WORK REQUIRED: Output all the data exactly. Pictures do not belong in the copy.

• • • •

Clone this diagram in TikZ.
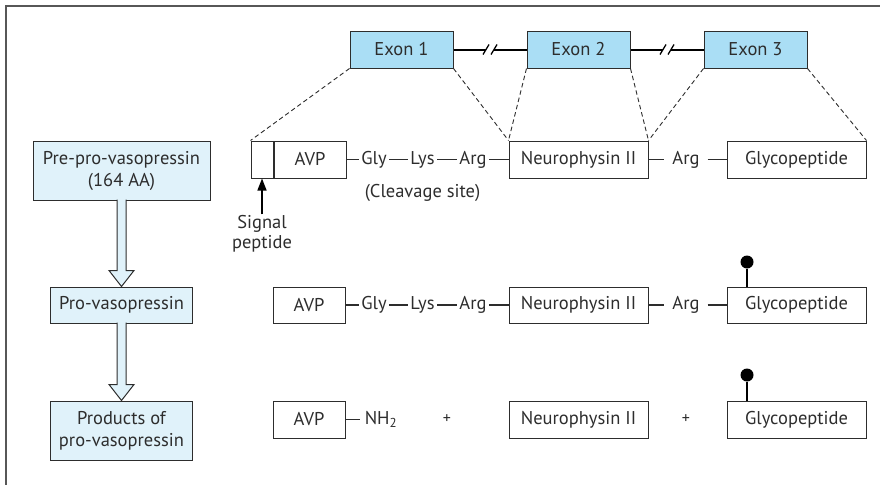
\documentclass[tikz,border=0pt]{standalone}
\usepackage{fontspec}
\setmainfont{PT Sans}
\usepackage{xcolor}
\usepackage{tikz}
\usetikzlibrary{arrows.meta, positioning, calc}

\definecolor{exonblue}{RGB}{170,222,245}
\definecolor{paleblue}{RGB}{224,242,250}
\definecolor{ink}{RGB}{45,45,45}

\begin{document}
\begin{tikzpicture}[x=1pt, y=-1pt, node distance=0pt, font=\fontsize{18.5}{22}\selectfont, text=ink]
				% Styles
				\tikzstyle{exon} = [draw=ink, fill=exonblue, rectangle, minimum height=37pt, minimum width=103pt, line width=1pt]
				\tikzstyle{stage} = [draw=ink, fill=paleblue, rectangle, minimum width=142pt, minimum height=36pt, align=center, line width=1pt]
				\tikzstyle{chain} = [draw=ink, fill=white, rectangle, minimum height=37pt, minimum width=139pt, line width=1pt]
				\tikzstyle{aa} = [inner xsep=2.5pt, inner ysep=2pt]
				\tikzstyle{bond} = [draw=ink, line width=1.1pt]
				\tikzstyle{intron} = [draw=black, line width=2pt]
				\tikzstyle{guide} = [draw=ink, line width=0.9pt, dash pattern=on 4.5pt off 3pt]
				\tikzstyle{fatarrow} = [draw=ink, fill=paleblue, line width=1pt, line join=miter]
				\tikzstyle{sugar} = [circle, fill=black, inner sep=0pt, minimum size=13pt]

				% Frame
				\useasboundingbox (0,0) rectangle (880,485);
				\draw[draw=ink!80, line width=1.4pt] (880,6) -- (6,6) -- (6,485);

				% Exons
				\node (exonA) [exon] at (401.5,49.5) {Exon 1};
				\node (exonB) [exon] at (578.5,49.5) {Exon 2};
				\node (exonC) [exon] at (755.5,49.5) {Exon 3};
				\coordinate (cutA) at (490,49.5);
				\coordinate (cutB) at (667,49.5);

				% Stages
				\node (pre) [stage, minimum width=177pt, minimum height=59pt] at (121.5,170.5) {Pre-pro-vasopressin\\(164 AA)};
				\node (pro) [stage] at (121.5,305) {Pro-vasopressin};
				\node (prod) [stage, minimum height=59pt] at (121.5,430.5) {Products of\\pro-vasopressin};

				% Pre-pro-vasopressin
				\node (sig) [chain, minimum width=22pt] at (262,159.5) {};
				\node (avpA) [chain, minimum width=72pt, right=of sig] {AVP};
				\node (glyA) [aa] at (374,159.5) {Gly};
				\node (lysA) [aa] at (422.5,159.5) {Lys};
				\node (argA) [aa] at (473,159.5) {Arg};
				\node (neuA) [chain] at (578.5,159.5) {Neurophysin II};
				\node (argAA) [aa, inner xsep=8pt] at (686,159.5) {Arg};
				\node (glcA) [chain] at (796.5,159.5) {Glycopeptide};
				\node (cleave) at (422.5,193) {(Cleavage site)};
				\node (sigtxt) [align=center, font=\fontsize{18.5}{20}\selectfont, inner sep=1pt] at (262,234) {Signal\\peptide};

				% Pro-vasopressin
				\node (avpB) [chain, minimum width=72pt, minimum height=36pt] at (309,305) {AVP};
				\node (glyB) [aa] at (374,305) {Gly};
				\node (lysB) [aa] at (422.5,305) {Lys};
				\node (argB) [aa] at (473,305) {Arg};
				\node (neuB) [chain, minimum height=36pt] at (578.5,305) {Neurophysin II};
				\node (argBB) [aa, inner xsep=8pt] at (686,305) {Arg};
				\node (glcB) [chain, minimum height=36pt] at (796.5,305) {Glycopeptide};
				\node (sugarB) [sugar] at (747,262) {};

				% Products
				\node (avpC) [chain, minimum width=72pt] at (309,419.5) {AVP};
				\node (nh) [aa, inner xsep=5pt] at (381,419.5) {NH\textsubscript{2}};
				\node (plusA) [font=\fontsize{16}{18}\selectfont] at (447,419.5) {+};
				\node (neuC) [chain] at (578.5,419.5) {Neurophysin II};
				\node (plusB) [font=\fontsize{16}{18}\selectfont] at (686,419.5) {+};
				\node (glcC) [chain] at (796.5,419.5) {Glycopeptide};
				\node (sugarC) [sugar] at (747,375) {};

				% Connections
				\draw [intron] (exonA) -- ($(cutA)+(-4,0)$);
				\draw [intron] ($(cutA)+(4,0)$) -- (exonB);
				\draw [intron] (exonB) -- ($(cutB)+(-4,0)$);
				\draw [intron] ($(cutB)+(4,0)$) -- (exonC);
				\foreach \c in {cutA, cutB} {
					\draw [intron, line width=1.3pt] ($(\c)+(-7,5)$) -- ($(\c)+(-1,-5)$);
					\draw [intron, line width=1.3pt] ($(\c)+(1,5)$) -- ($(\c)+(7,-5)$);
				}
				\draw [guide] (exonA.south west) -- (sig.north west);
				\draw [guide] (exonA.south east) -- (neuA.north west);
				\draw [guide] (exonB.south west) -- (neuA.north west);
				\draw [guide] (exonB.south east) -- (neuA.north east);
				\draw [guide] (exonC.south west) -- (neuA.north east);
				\draw [guide] (exonC.south east) -- (glcA.north east);

				\draw [bond] (avpA) -- (glyA);
				\draw [bond] (glyA) -- (lysA);
				\draw [bond] (lysA) -- (argA);
				\draw [bond] (argA) -- (neuA);
				\draw [bond] (neuA) -- (argAA);
				\draw [bond] (argAA) -- (glcA);
				\draw [bond, draw=black, line width=1.4pt, -{Triangle[length=12pt, width=9pt]}] (sigtxt) -- (sig);

				\draw [bond] (avpB) -- (glyB);
				\draw [bond] (glyB) -- (lysB);
				\draw [bond] (lysB) -- (argB);
				\draw [bond] (argB) -- (neuB);
				\draw [bond] (neuB) -- (argBB);
				\draw [bond] (argBB) -- (glcB);
				\draw [bond, draw=black, line width=1.4pt] (sugarB) -- (sugarB |- glcB.north);

				\draw [bond] (avpC) -- (nh);
				\draw [bond, draw=black, line width=1.4pt] (sugarC) -- (sugarC |- glcC.north);

				% Block arrows
				\filldraw [fatarrow] ($(pre.south)+(-4.5,-1)$) -- ($(pro.north)+(-4.5,-16)$) -- ++(-8,0) -- (pro.north) -- ++(12.5,-16) -- ++(-8,0) -- ($(pre.south)+(4.5,-1)$);
				\filldraw [fatarrow] ($(pro.south)+(-4.5,-1)$) -- ($(prod.north)+(-4.5,-16)$) -- ++(-8,0) -- (prod.north) -- ++(12.5,-16) -- ++(-8,0) -- ($(pro.south)+(4.5,-1)$);

			\end{tikzpicture}
\end{document}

• • • •

FINISHED EXERCISE:
Clone this diagram in TikZ.
\documentclass[tikz,border=0pt]{standalone}
\usepackage{fontspec}
\setmainfont{PT Sans}
\usepackage{xcolor}
\usepackage{tikz}
\usetikzlibrary{arrows.meta, positioning, calc}

\definecolor{exonblue}{RGB}{170,222,245}
\definecolor{paleblue}{RGB}{224,242,250}
\definecolor{ink}{RGB}{45,45,45}

\begin{document}
\begin{tikzpicture}[x=1pt, y=-1pt, node distance=0pt, font=\fontsize{18.5}{22}\selectfont, text=ink]
				% Styles
				\tikzstyle{exon} = [draw=ink, fill=exonblue, rectangle, minimum height=37pt, minimum width=103pt, line width=1pt]
				\tikzstyle{stage} = [draw=ink, fill=paleblue, rectangle, minimum width=142pt, minimum height=36pt, align=center, line width=1pt]
				\tikzstyle{chain} = [draw=ink, fill=white, rectangle, minimum height=37pt, minimum width=139pt, line width=1pt]
				\tikzstyle{aa} = [inner xsep=2.5pt, inner ysep=2pt]
				\tikzstyle{bond} = [draw=ink, line width=1.1pt]
				\tikzstyle{intron} = [draw=black, line width=2pt]
				\tikzstyle{guide} = [draw=ink, line width=0.9pt, dash pattern=on 4.5pt off 3pt]
				\tikzstyle{fatarrow} = [draw=ink, fill=paleblue, line width=1pt, line join=miter]
				\tikzstyle{sugar} = [circle, fill=black, inner sep=0pt, minimum size=13pt]

				% Frame
				\useasboundingbox (0,0) rectangle (880,485);
				\draw[draw=ink!80, line width=1.4pt] (880,6) -- (6,6) -- (6,485);

				% Exons
				\node (exonA) [exon] at (401.5,49.5) {Exon 1};
				\node (exonB) [exon] at (578.5,49.5) {Exon 2};
				\node (exonC) [exon] at (755.5,49.5) {Exon 3};
				\coordinate (cutA) at (490,49.5);
				\coordinate (cutB) at (667,49.5);

				% Stages
				\node (pre) [stage, minimum width=177pt, minimum height=59pt] at (121.5,170.5) {Pre-pro-vasopressin\\(164 AA)};
				\node (pro) [stage] at (121.5,305) {Pro-vasopressin};
				\node (prod) [stage, minimum height=59pt] at (121.5,430.5) {Products of\\pro-vasopressin};

				% Pre-pro-vasopressin
				\node (sig) [chain, minimum width=22pt] at (262,159.5) {};
				\node (avpA) [chain, minimum width=72pt, right=of sig] {AVP};
				\node (glyA) [aa] at (374,159.5) {Gly};
				\node (lysA) [aa] at (422.5,159.5) {Lys};
				\node (argA) [aa] at (473,159.5) {Arg};
				\node (neuA) [chain] at (578.5,159.5) {Neurophysin II};
				\node (argAA) [aa, inner xsep=8pt] at (686,159.5) {Arg};
				\node (glcA) [chain] at (796.5,159.5) {Glycopeptide};
				\node (cleave) at (422.5,193) {(Cleavage site)};
				\node (sigtxt) [align=center, font=\fontsize{18.5}{20}\selectfont, inner sep=1pt] at (262,234) {Signal\\peptide};

				% Pro-vasopressin
				\node (avpB) [chain, minimum width=72pt, minimum height=36pt] at (309,305) {AVP};
				\node (glyB) [aa] at (374,305) {Gly};
				\node (lysB) [aa] at (422.5,305) {Lys};
				\node (argB) [aa] at (473,305) {Arg};
				\node (neuB) [chain, minimum height=36pt] at (578.5,305) {Neurophysin II};
				\node (argBB) [aa, inner xsep=8pt] at (686,305) {Arg};
				\node (glcB) [chain, minimum height=36pt] at (796.5,305) {Glycopeptide};
				\node (sugarB) [sugar] at (747,262) {};

				% Products
				\node (avpC) [chain, minimum width=72pt] at (309,419.5) {AVP};
				\node (nh) [aa, inner xsep=5pt] at (381,419.5) {NH\textsubscript{2}};
				\node (plusA) [font=\fontsize{16}{18}\selectfont] at (447,419.5) {+};
				\node (neuC) [chain] at (578.5,419.5) {Neurophysin II};
				\node (plusB) [font=\fontsize{16}{18}\selectfont] at (686,419.5) {+};
				\node (glcC) [chain] at (796.5,419.5) {Glycopeptide};
				\node (sugarC) [sugar] at (747,375) {};

				% Connections
				\draw [intron] (exonA) -- ($(cutA)+(-4,0)$);
				\draw [intron] ($(cutA)+(4,0)$) -- (exonB);
				\draw [intron] (exonB) -- ($(cutB)+(-4,0)$);
				\draw [intron] ($(cutB)+(4,0)$) -- (exonC);
				\foreach \c in {cutA, cutB} {
					\draw [intron, line width=1.3pt] ($(\c)+(-7,5)$) -- ($(\c)+(-1,-5)$);
					\draw [intron, line width=1.3pt] ($(\c)+(1,5)$) -- ($(\c)+(7,-5)$);
				}
				\draw [guide] (exonA.south west) -- (sig.north west);
				\draw [guide] (exonA.south east) -- (neuA.north west);
				\draw [guide] (exonB.south west) -- (neuA.north west);
				\draw [guide] (exonB.south east) -- (neuA.north east);
				\draw [guide] (exonC.south west) -- (neuA.north east);
				\draw [guide] (exonC.south east) -- (glcA.north east);

				\draw [bond] (avpA) -- (glyA);
				\draw [bond] (glyA) -- (lysA);
				\draw [bond] (lysA) -- (argA);
				\draw [bond] (argA) -- (neuA);
				\draw [bond] (neuA) -- (argAA);
				\draw [bond] (argAA) -- (glcA);
				\draw [bond, draw=black, line width=1.4pt, -{Triangle[length=12pt, width=9pt]}] (sigtxt) -- (sig);

				\draw [bond] (avpB) -- (glyB);
				\draw [bond] (glyB) -- (lysB);
				\draw [bond] (lysB) -- (argB);
				\draw [bond] (argB) -- (neuB);
				\draw [bond] (neuB) -- (argBB);
				\draw [bond] (argBB) -- (glcB);
				\draw [bond, draw=black, line width=1.4pt] (sugarB) -- (sugarB |- glcB.north);

				\draw [bond] (avpC) -- (nh);
				\draw [bond, draw=black, line width=1.4pt] (sugarC) -- (sugarC |- glcC.north);

				% Block arrows
				\filldraw [fatarrow] ($(pre.south)+(-4.5,-1)$) -- ($(pro.north)+(-4.5,-16)$) -- ++(-8,0) -- (pro.north) -- ++(12.5,-16) -- ++(-8,0) -- ($(pre.south)+(4.5,-1)$);
				\filldraw [fatarrow] ($(pro.south)+(-4.5,-1)$) -- ($(prod.north)+(-4.5,-16)$) -- ++(-8,0) -- (prod.north) -- ++(12.5,-16) -- ++(-8,0) -- ($(pro.south)+(4.5,-1)$);

			\end{tikzpicture}
\end{document}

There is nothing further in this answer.